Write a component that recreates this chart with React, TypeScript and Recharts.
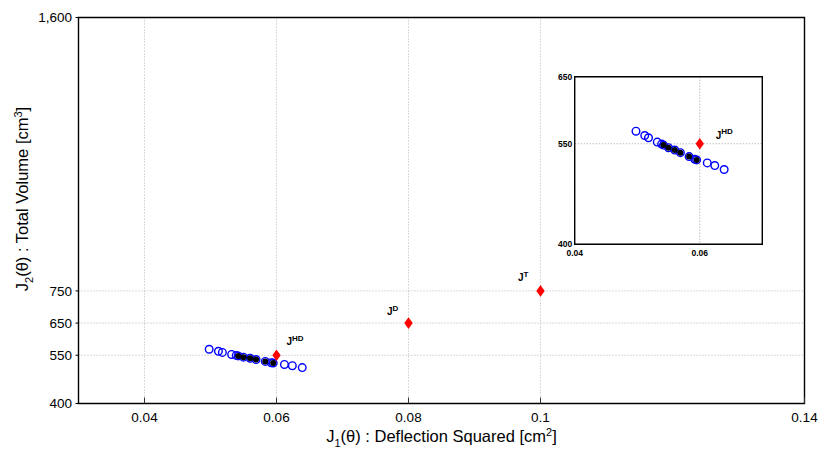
import React from 'react';
import { ScatterChart, Scatter, XAxis, YAxis, CartesianGrid, ReferenceArea } from 'recharts';

// Pareto front: J1 = deflection squared [cm^2], J2 = total volume [cm^3]
const paretoJ1 = [0.0498, 0.0512, 0.0518, 0.0532, 0.0539, 0.0542, 0.055, 0.056, 0.0569, 0.0583, 0.0592, 0.0595, 0.0612, 0.0624, 0.0639];
const paretoJ2 = [568.7, 562.3, 558.9, 552.5, 549.5, 548.0, 544.1, 540.6, 536.7, 530.8, 526.8, 525.9, 521.4, 517.5, 511.6];

// Highlighted subset of the front
const selectedJ1 = [0.0542, 0.055, 0.056, 0.0569, 0.0583, 0.0595];
const selectedJ2 = [548.0, 544.1, 540.6, 536.7, 530.8, 525.9];

// Reference designs
const refNames = ['HD', 'D', 'T'];
const refJ1 = [0.06, 0.08, 0.1];
const refJ2 = [550, 650, 750];

// Axes
const mainXTicks = [0.04, 0.06, 0.08, 0.1, 0.14];
const mainYTicks = [400, 550, 650, 750, 1600];
const insetXTicks = [0.04, 0.06];
const insetYTicks = [400, 550, 650];

const FONT = '"Liberation Sans", Arial, Helvetica, sans-serif';

const pareto = paretoJ1.map((x, i) => ({ x, y: paretoJ2[i] }));
const selected = selectedJ1.map((x, i) => ({ x, y: selectedJ2[i] }));
const refs = refJ1.map((x, i) => ({ x, y: refJ2[i], name: refNames[i] }));

const mainLabelOffset: Record<string, { dx: number; dy: number }> = {
  HD: { dx: 10, dy: -10 },
  D: { dx: -21.5, dy: -8 },
  T: { dx: -22.5, dy: -9.5 },
};
const insetLabelOffset: Record<string, { dx: number; dy: number }> = {
  HD: { dx: 16, dy: -5 },
};

const OpenCircle = (p: any) => (
  <circle cx={p.cx} cy={p.cy} r={3.8} fill="none" stroke="#0000ff" strokeWidth={1.4} />
);
const FilledDot = (p: any) => <circle cx={p.cx} cy={p.cy} r={3} fill="#000" />;

const makeDiamond = (offsets: Record<string, { dx: number; dy: number }>) => (p: any) => {
  const { cx, cy } = p;
  const name = p.payload.name;
  const o = offsets[name];
  return (
    <g>
      <polygon
        points={`${cx},${cy - 5.8} ${cx + 4.2},${cy} ${cx},${cy + 5.8} ${cx - 4.2},${cy}`}
        fill="#ff0000"
      />
      {o && (
        <text x={cx + o.dx} y={cy + o.dy} fontFamily={FONT} fontWeight="bold" fontSize={10} fill="#000">
          J
          <tspan dy={-4.5} fontSize={8}>
            {name}
          </tspan>
        </text>
      )}
    </g>
  );
};

const MainXTick = (p: any) => {
  const { x, y, payload } = p;
  return (
    <g>
      <line x1={x} y1={y} x2={x} y2={y - 6} stroke="#333" strokeWidth={1} />
      <text x={x} y={y + 18} textAnchor="middle" fontFamily={FONT} fontSize={13.5} fill="#000">
        {String(payload.value)}
      </text>
    </g>
  );
};

const MainYTick = (p: any) => {
  const { x, y, payload } = p;
  return (
    <g>
      <line x1={x - 3} y1={y} x2={x} y2={y} stroke="#000" strokeWidth={1} />
      <text x={x - 6.5} y={y + 4.8} textAnchor="end" fontFamily={FONT} fontSize={13.5} fill="#000">
        {Number(payload.value).toLocaleString('en-US')}
      </text>
    </g>
  );
};

const InsetXTick = (p: any) => {
  const { x, y, payload } = p;
  return (
    <text x={x} y={y + 12} textAnchor="middle" fontFamily={FONT} fontWeight="bold" fontSize={8.5} fill="#000">
      {String(payload.value)}
    </text>
  );
};

const InsetYTick = (p: any) => {
  const { x, y, payload } = p;
  return (
    <text x={x - 2.5} y={y + 3} textAnchor="end" fontFamily={FONT} fontWeight="bold" fontSize={8.5} fill="#000">
      {String(payload.value)}
    </text>
  );
};

const XTitle = (p: any) => {
  const vb = p.viewBox || { x: 0, y: 0, width: 0, height: 0 };
  const cx = vb.x + vb.width / 2;
  const by = vb.y + 38.5;
  return (
    <text x={cx} y={by} textAnchor="middle" fontFamily={FONT} fontSize={16.5} fill="#000">
      J<tspan dy={5} fontSize={11}>1</tspan>
      <tspan dy={-5}>(θ) : Deflection Squared [cm</tspan>
      <tspan dy={-6.5} fontSize={11}>2</tspan>
      <tspan dy={6.5}>]</tspan>
    </text>
  );
};

const YTitle = (p: any) => {
  const vb = p.viewBox || { x: 0, y: 0, width: 0, height: 0 };
  const bx = vb.x + 28;
  const cy = vb.y + vb.height / 2 - 11.5;
  return (
    <text
      x={bx}
      y={cy}
      transform={`rotate(-90, ${bx}, ${cy})`}
      textAnchor="middle"
      fontFamily={FONT}
      fontSize={16.5}
      fill="#000"
    >
      J<tspan dy={5} fontSize={11}>2</tspan>
      <tspan dy={-5}>(θ) : Total Volume [cm</tspan>
      <tspan dy={-6.5} fontSize={11}>3</tspan>
      <tspan dy={6.5}>]</tspan>
    </text>
  );
};

export default function App() {
  return (
    <div style={{ position: 'absolute', left: 0, top: 0, width: 822, height: 450, background: '#fff' }}>
      <ScatterChart width={822} height={450} margin={{ top: 17.5, right: 17.5, bottom: 0, left: 0 }}>
        <CartesianGrid stroke="#b4b4b4" strokeDasharray="1 2" strokeWidth={1} />
        <XAxis
          type="number"
          dataKey="x"
          domain={[0.03, 0.14]}
          ticks={mainXTicks}
          allowDataOverflow
          height={46.5}
          axisLine={false}
          tickLine={false}
          tickSize={0}
          tickMargin={0}
          tick={<MainXTick />}
          label={<XTitle />}
        />
        <YAxis
          type="number"
          dataKey="y"
          domain={[400, 1600]}
          ticks={mainYTicks}
          allowDataOverflow
          width={78.5}
          axisLine={false}
          tickLine={false}
          tickSize={0}
          tickMargin={0}
          tick={<MainYTick />}
          label={<YTitle />}
        />
        <ReferenceArea x1={0.03} x2={0.14} y1={400} y2={1600} fill="none" stroke="#000" strokeWidth={1.4} />
        <Scatter data={pareto} shape={OpenCircle} isAnimationActive={false} />
        <Scatter data={selected} shape={FilledDot} isAnimationActive={false} />
        <Scatter data={refs} shape={makeDiamond(mainLabelOffset)} isAnimationActive={false} />
      </ScatterChart>

      <div style={{ position: 'absolute', left: 540, top: 60, width: 240, height: 200 }}>
        <ScatterChart width={240} height={200} margin={{ top: 16.7, right: 17.7, bottom: 0, left: 0 }}>
          <CartesianGrid stroke="#a0a0a0" strokeDasharray="1 2" strokeWidth={1} />
          <XAxis
            type="number"
            dataKey="x"
            domain={[0.04, 0.07]}
            ticks={insetXTicks}
            allowDataOverflow
            height={15.7}
            axisLine={false}
            tickLine={false}
            tickSize={0}
            tickMargin={0}
            tick={<InsetXTick />}
          />
          <YAxis
            type="number"
            dataKey="y"
            domain={[400, 650]}
            ticks={insetYTicks}
            allowDataOverflow
            width={34.7}
            axisLine={false}
            tickLine={false}
            tickSize={0}
            tickMargin={0}
            tick={<InsetYTick />}
          />
          <ReferenceArea x1={0.04} x2={0.07} y1={400} y2={650} fill="none" stroke="#000" strokeWidth={1.4} />
          <Scatter data={pareto} shape={OpenCircle} isAnimationActive={false} />
          <Scatter data={selected} shape={FilledDot} isAnimationActive={false} />
          <Scatter data={refs.slice(0, 1)} shape={makeDiamond(insetLabelOffset)} isAnimationActive={false} />
        </ScatterChart>
      </div>
    </div>
  );
}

▬▬▬▬▬▬

PROBLEM - Repeat the lines of the listing above verbatim, beginning at its first line and ending at the line containing "const FilledDot = (p: any)", which is included. Omit pictures.

CORRECT RESPONSE -
Write a component that recreates this chart with React, TypeScript and Recharts.
import React from 'react';
import { ScatterChart, Scatter, XAxis, YAxis, CartesianGrid, ReferenceArea } from 'recharts';

// Pareto front: J1 = deflection squared [cm^2], J2 = total volume [cm^3]
const paretoJ1 = [0.0498, 0.0512, 0.0518, 0.0532, 0.0539, 0.0542, 0.055, 0.056, 0.0569, 0.0583, 0.0592, 0.0595, 0.0612, 0.0624, 0.0639];
const paretoJ2 = [568.7, 562.3, 558.9, 552.5, 549.5, 548.0, 544.1, 540.6, 536.7, 530.8, 526.8, 525.9, 521.4, 517.5, 511.6];

// Highlighted subset of the front
const selectedJ1 = [0.0542, 0.055, 0.056, 0.0569, 0.0583, 0.0595];
const selectedJ2 = [548.0, 544.1, 540.6, 536.7, 530.8, 525.9];

// Reference designs
const refNames = ['HD', 'D', 'T'];
const refJ1 = [0.06, 0.08, 0.1];
const refJ2 = [550, 650, 750];

// Axes
const mainXTicks = [0.04, 0.06, 0.08, 0.1, 0.14];
const mainYTicks = [400, 550, 650, 750, 1600];
const insetXTicks = [0.04, 0.06];
const insetYTicks = [400, 550, 650];

const FONT = '"Liberation Sans", Arial, Helvetica, sans-serif';

const pareto = paretoJ1.map((x, i) => ({ x, y: paretoJ2[i] }));
const selected = selectedJ1.map((x, i) => ({ x, y: selectedJ2[i] }));
const refs = refJ1.map((x, i) => ({ x, y: refJ2[i], name: refNames[i] }));

const mainLabelOffset: Record<string, { dx: number; dy: number }> = {
  HD: { dx: 10, dy: -10 },
  D: { dx: -21.5, dy: -8 },
  T: { dx: -22.5, dy: -9.5 },
};
const insetLabelOffset: Record<string, { dx: number; dy: number }> = {
  HD: { dx: 16, dy: -5 },
};

const OpenCircle = (p: any) => (
  <circle cx={p.cx} cy={p.cy} r={3.8} fill="none" stroke="#0000ff" strokeWidth={1.4} />
);
const FilledDot = (p: any) => <circle cx={p.cx} cy={p.cy} r={3} fill="#000" />;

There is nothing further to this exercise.